Fraser officials last year began checking the website for the U.S. Trademark Office, and discovered that International Falls had failed to reapply for the trademark 11 years ago.
After Fraser filed its new trademark application, International Falls professed indignation, and demanded that Fraser abandon its “pretended claim” for the title. The resolution adopted by town officials there called for the manner to deliver the request by snowball, if necessary.
For its part, reports the Winter Park Manifest, Fraser sent several Fraser “Icebox of the Nation” T-shirts and one plastic penguin.

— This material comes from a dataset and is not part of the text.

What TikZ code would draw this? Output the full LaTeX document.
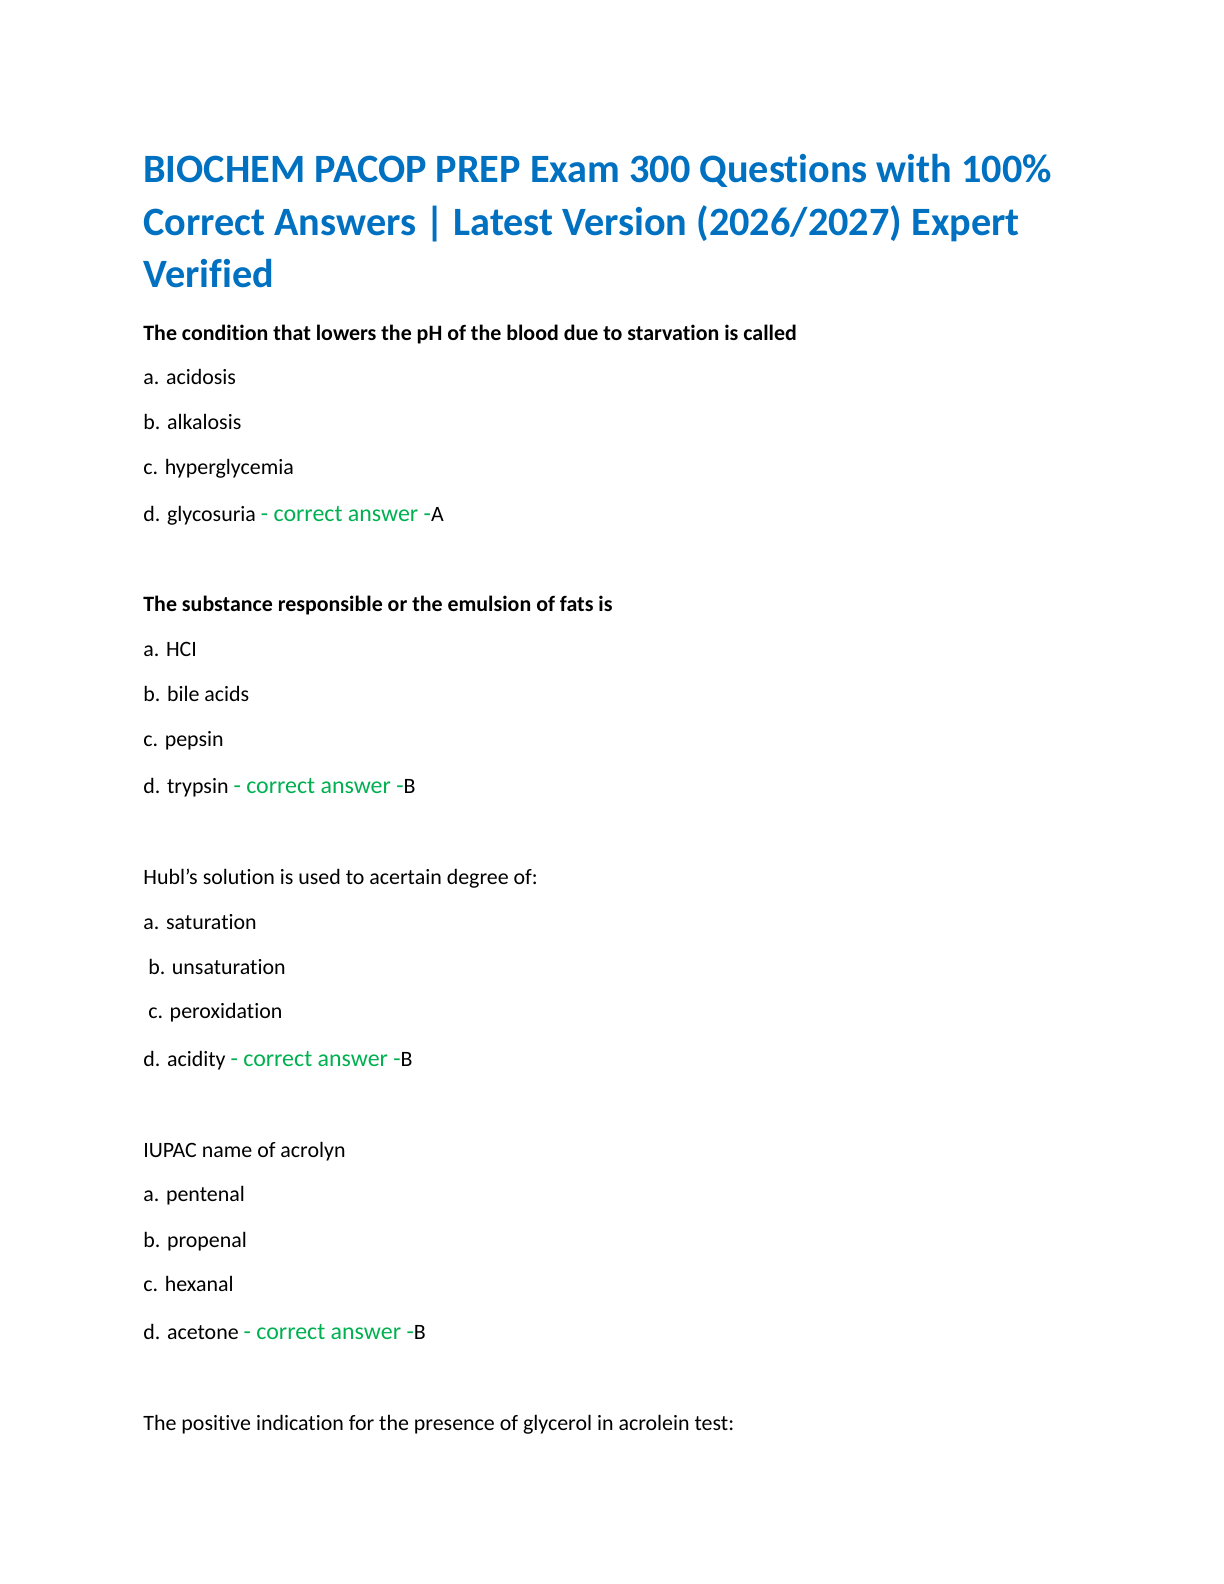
\documentclass[tikz,border=0pt]{standalone}
\usepackage{fontspec}
\setmainfont{Carlito}[Ligatures={NoCommon}]
\definecolor{titleblue}{RGB}{0,112,192}
\definecolor{ansgreen}{RGB}{0,176,80}
\newcommand{\ans}[1]{{\fontsize{12}{14}\selectfont\color{ansgreen}- correct answer -}#1}
\tikzset{line/.style={anchor=base west, inner sep=0pt, font=\fontsize{11}{13}\selectfont},
         head/.style={line, font=\fontsize{11}{13}\selectfont\bfseries},
         ttl/.style={anchor=base west, inner sep=0pt, text=titleblue, font=\fontsize{20.2}{24}\selectfont\bfseries}}
\begin{document}
\begin{tikzpicture}[x=0.5bp, y=-0.5bp]
   \useasboundingbox (0,0) rectangle (1224,1584);
   \def\lx{143}
   % title
   \node[ttl] (t1) at (\lx,182.4) {BIOCHEM PACOP PREP Exam 300 Questions with 100\%};
   \node[ttl] (t2) at (\lx,235) {Correct Answers | Latest Version (2026/2027) Expert};
   \node[ttl] (t3) at (\lx,287.5) {Verified};
   % question 1
   \node[head] (q1) at (\lx,340) {The condition that lowers the pH of the blood due to starvation is called};
   \node[line] (q1a) at (\lx,384.4) {a. acidosis};
   \node[line] (q1b) at (\lx,429.9) {b. alkalosis};
   \node[line] (q1c) at (\lx,474.4) {c. hyperglycemia};
   \node[line] (q1d) at (\lx,521.8) {d. glycosuria \ans{A}};
   % question 2
   \node[head] (q2) at (\lx,611.7) {The substance responsible or the emulsion of fats is};
   \node[line] (q2a) at (\lx,656.2) {a. HCI};
   \node[line] (q2b) at (\lx,701.7) {b. bile acids};
   \node[line] (q2c) at (\lx,746.1) {c. pepsin};
   \node[line] (q2d) at (\lx,793.6) {d. trypsin \ans{B}};
   % question 3
   \node[line] (q3) at (\lx,884.5) {Hubl{\char"27}s solution is used to acertain degree of:};
   \node[line] (q3a) at (\lx,929) {a. saturation};
   \node[line] (q3b) at (\lx,974.4) {\ b. unsaturation};
   \node[line] (q3c) at (\lx,1018.9) {\ c. peroxidation};
   \node[line] (q3d) at (\lx,1066.3) {d. acidity \ans{B}};
   % question 4
   \node[line] (q4) at (\lx,1157.3) {IUPAC name of acrolyn};
   \node[line] (q4a) at (\lx,1201.7) {a. pentenal};
   \node[line] (q4b) at (\lx,1247.2) {b. propenal};
   \node[line] (q4c) at (\lx,1291.6) {c. hexanal};
   \node[line] (q4d) at (\lx,1339.1) {d. acetone \ans{B}};
   % question 5
   \node[line] (q5) at (\lx,1430) {The positive indication for the presence of glycerol in acrolein test:};
\end{tikzpicture}
\end{document}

This story about cold got predictably hot, inspiring coverage from everybody from National Public Radio to The Los Angeles Times to the Fox television network.
But it might be noted that Fraser is not always even the Icebox of Colorado. On many winter mornings, Gunnison or Alamosa will have the state’s lowest reading. And the state’s record cold temperature, -61°, was set on Feb. 1, 1985 at Maybell, a small town west of Craig in Moffat County. The previous record, -60°, was set in Taylor Park north of Gunnison.